## YOUR TASK
Give again, exactly as written, the lines of the records below from the line with "Give me the Plotly source for this chart." to the line with "import plotly.graph_objects as go". Both end lines count; pictures do not.

## MATERIAL PROVIDED
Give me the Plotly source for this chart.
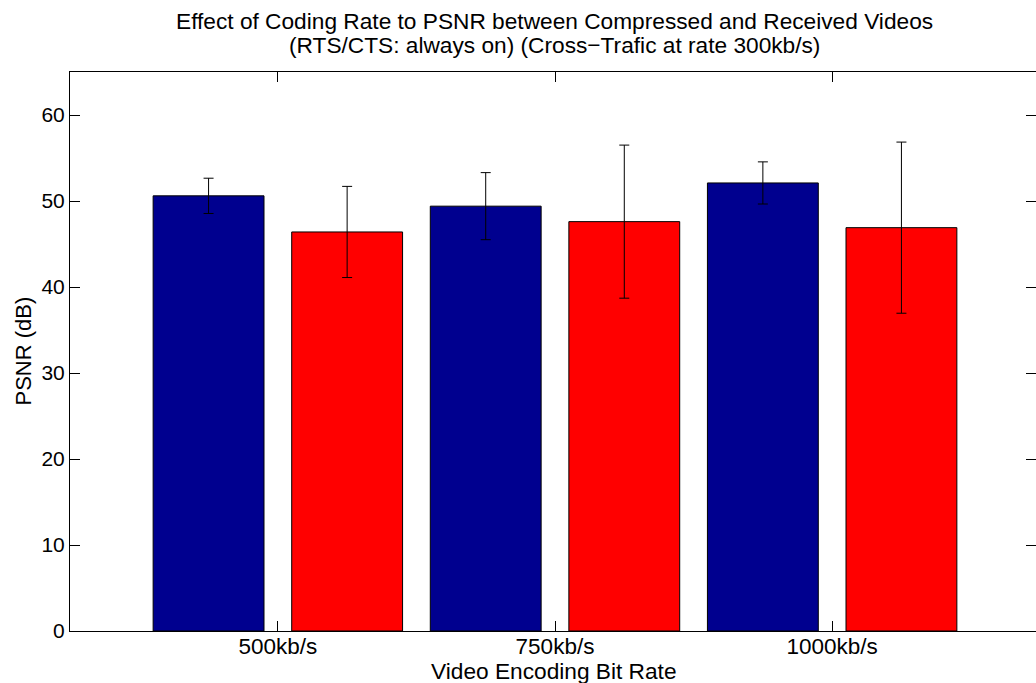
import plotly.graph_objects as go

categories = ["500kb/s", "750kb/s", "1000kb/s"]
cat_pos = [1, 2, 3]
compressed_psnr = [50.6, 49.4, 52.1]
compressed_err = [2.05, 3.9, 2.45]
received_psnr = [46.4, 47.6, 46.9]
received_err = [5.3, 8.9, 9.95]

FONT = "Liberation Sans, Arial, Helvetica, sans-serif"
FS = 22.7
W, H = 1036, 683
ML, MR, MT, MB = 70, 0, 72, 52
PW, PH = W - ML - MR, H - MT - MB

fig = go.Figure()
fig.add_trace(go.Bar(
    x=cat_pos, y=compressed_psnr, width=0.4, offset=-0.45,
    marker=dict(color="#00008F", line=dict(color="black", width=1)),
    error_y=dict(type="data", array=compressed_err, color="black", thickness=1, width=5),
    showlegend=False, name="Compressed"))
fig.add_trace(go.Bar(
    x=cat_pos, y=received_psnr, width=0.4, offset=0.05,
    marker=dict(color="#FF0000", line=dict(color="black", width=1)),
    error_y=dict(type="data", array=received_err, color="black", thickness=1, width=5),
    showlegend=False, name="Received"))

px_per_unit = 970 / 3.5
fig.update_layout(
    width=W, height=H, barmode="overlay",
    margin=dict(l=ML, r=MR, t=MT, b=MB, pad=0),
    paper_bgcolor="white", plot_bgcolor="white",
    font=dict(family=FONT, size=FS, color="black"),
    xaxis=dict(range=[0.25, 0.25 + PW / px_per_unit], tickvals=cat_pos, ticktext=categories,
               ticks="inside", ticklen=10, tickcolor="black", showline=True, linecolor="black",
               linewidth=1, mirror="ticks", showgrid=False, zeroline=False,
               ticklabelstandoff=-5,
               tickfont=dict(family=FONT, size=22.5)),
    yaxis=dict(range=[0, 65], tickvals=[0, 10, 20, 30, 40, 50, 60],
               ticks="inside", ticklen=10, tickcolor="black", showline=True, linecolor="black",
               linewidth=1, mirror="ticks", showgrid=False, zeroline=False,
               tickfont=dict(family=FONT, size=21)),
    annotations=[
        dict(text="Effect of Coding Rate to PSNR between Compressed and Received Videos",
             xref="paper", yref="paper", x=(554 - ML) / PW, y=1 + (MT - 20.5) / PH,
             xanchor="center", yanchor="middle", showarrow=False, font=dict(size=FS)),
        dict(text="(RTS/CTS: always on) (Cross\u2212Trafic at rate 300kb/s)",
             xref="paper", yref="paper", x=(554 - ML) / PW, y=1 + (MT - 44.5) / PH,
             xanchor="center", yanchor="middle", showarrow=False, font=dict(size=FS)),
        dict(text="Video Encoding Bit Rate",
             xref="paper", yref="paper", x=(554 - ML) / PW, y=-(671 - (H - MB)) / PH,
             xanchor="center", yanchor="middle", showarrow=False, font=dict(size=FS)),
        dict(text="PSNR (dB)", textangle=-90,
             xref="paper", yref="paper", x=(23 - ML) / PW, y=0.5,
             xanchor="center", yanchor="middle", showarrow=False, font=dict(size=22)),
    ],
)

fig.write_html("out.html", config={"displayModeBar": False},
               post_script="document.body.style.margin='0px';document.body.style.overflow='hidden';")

---

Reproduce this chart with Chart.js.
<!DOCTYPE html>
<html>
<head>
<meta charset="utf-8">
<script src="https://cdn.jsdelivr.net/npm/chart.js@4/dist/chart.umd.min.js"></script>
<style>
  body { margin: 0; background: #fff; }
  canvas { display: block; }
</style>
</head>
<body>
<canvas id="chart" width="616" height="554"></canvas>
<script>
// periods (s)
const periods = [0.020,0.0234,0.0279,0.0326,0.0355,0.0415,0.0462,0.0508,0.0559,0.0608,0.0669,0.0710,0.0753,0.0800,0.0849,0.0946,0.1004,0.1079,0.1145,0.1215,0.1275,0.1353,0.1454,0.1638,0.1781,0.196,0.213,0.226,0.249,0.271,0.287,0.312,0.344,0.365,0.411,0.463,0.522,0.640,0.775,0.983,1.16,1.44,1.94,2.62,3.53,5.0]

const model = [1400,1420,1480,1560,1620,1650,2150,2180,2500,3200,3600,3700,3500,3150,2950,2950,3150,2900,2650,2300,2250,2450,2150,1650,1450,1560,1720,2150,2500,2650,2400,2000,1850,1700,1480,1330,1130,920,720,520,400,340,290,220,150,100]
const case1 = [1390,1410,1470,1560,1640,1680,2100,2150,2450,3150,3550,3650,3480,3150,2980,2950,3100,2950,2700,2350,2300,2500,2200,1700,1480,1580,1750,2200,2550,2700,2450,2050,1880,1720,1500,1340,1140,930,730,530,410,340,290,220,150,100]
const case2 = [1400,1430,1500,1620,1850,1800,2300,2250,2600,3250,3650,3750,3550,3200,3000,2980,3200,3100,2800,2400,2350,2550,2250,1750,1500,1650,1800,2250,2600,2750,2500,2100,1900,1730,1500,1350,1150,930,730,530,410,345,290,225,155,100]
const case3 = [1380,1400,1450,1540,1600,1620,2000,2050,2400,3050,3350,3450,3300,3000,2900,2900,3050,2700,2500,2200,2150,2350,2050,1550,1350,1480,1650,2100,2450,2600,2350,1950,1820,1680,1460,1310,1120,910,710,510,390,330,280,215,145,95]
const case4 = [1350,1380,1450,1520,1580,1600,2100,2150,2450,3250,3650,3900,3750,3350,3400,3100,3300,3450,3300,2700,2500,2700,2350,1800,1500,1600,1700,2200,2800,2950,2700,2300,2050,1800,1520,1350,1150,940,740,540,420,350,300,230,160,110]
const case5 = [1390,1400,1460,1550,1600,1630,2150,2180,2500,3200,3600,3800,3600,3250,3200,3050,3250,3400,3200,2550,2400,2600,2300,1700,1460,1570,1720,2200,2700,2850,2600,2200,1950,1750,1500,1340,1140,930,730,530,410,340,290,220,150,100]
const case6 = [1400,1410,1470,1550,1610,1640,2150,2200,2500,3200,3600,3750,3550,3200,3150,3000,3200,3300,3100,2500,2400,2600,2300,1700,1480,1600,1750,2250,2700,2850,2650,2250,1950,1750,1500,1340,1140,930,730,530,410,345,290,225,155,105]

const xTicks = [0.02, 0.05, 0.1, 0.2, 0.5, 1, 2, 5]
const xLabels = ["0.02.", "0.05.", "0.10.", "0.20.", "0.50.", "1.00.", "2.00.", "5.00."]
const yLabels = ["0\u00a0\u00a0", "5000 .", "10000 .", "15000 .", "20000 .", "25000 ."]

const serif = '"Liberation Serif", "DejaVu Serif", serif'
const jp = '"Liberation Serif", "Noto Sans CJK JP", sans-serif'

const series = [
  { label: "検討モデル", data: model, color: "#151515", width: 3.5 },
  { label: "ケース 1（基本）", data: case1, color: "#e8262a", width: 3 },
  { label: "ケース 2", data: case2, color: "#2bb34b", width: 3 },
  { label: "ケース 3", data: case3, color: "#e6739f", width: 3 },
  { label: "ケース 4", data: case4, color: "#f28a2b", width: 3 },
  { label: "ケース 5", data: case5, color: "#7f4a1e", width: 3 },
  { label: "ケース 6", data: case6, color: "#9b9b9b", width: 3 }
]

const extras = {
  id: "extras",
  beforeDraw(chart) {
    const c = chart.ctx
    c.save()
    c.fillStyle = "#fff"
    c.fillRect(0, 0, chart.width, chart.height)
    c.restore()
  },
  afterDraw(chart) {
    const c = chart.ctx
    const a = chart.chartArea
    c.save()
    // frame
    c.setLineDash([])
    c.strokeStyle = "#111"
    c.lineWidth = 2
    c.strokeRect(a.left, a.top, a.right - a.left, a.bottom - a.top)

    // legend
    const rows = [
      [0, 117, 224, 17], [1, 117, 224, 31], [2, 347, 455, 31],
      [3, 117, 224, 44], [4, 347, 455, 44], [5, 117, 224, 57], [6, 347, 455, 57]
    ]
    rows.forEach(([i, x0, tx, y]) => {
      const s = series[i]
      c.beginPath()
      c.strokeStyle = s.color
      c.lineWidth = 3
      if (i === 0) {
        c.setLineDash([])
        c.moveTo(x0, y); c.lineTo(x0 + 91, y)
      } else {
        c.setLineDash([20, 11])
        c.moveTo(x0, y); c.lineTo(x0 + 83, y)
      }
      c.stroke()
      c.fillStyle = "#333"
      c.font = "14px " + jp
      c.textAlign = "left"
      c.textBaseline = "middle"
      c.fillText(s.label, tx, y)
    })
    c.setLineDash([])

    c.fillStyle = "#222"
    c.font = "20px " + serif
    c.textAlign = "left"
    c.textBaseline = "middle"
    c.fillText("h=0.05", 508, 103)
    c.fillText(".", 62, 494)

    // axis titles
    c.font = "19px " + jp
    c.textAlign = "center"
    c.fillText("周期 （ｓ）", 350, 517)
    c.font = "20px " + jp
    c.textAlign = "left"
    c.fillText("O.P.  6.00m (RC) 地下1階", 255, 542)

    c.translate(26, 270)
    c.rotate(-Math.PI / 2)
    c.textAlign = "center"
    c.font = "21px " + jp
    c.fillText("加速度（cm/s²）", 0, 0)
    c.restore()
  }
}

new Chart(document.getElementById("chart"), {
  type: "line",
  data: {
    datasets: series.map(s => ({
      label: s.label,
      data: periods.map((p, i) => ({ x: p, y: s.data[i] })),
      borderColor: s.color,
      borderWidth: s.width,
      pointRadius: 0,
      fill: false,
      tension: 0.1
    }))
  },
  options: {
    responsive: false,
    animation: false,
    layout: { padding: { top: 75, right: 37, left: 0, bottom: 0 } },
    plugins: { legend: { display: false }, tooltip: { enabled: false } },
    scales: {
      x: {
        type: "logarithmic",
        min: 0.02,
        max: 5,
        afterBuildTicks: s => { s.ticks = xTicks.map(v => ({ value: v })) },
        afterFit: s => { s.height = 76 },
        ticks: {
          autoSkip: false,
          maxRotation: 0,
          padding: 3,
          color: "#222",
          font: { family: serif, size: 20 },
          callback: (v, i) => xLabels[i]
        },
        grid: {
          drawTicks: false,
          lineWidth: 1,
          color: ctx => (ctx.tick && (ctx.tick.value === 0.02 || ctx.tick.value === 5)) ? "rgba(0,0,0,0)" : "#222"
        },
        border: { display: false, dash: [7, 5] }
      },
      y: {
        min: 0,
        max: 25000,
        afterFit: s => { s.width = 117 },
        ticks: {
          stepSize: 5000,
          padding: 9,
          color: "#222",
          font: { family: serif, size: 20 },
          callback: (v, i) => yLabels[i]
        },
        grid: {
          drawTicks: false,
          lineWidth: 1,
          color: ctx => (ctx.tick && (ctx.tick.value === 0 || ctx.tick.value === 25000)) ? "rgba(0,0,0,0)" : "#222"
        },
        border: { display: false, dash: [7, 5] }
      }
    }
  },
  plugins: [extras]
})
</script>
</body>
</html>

## CORRECT OUTPUT
Give me the Plotly source for this chart.
import plotly.graph_objects as go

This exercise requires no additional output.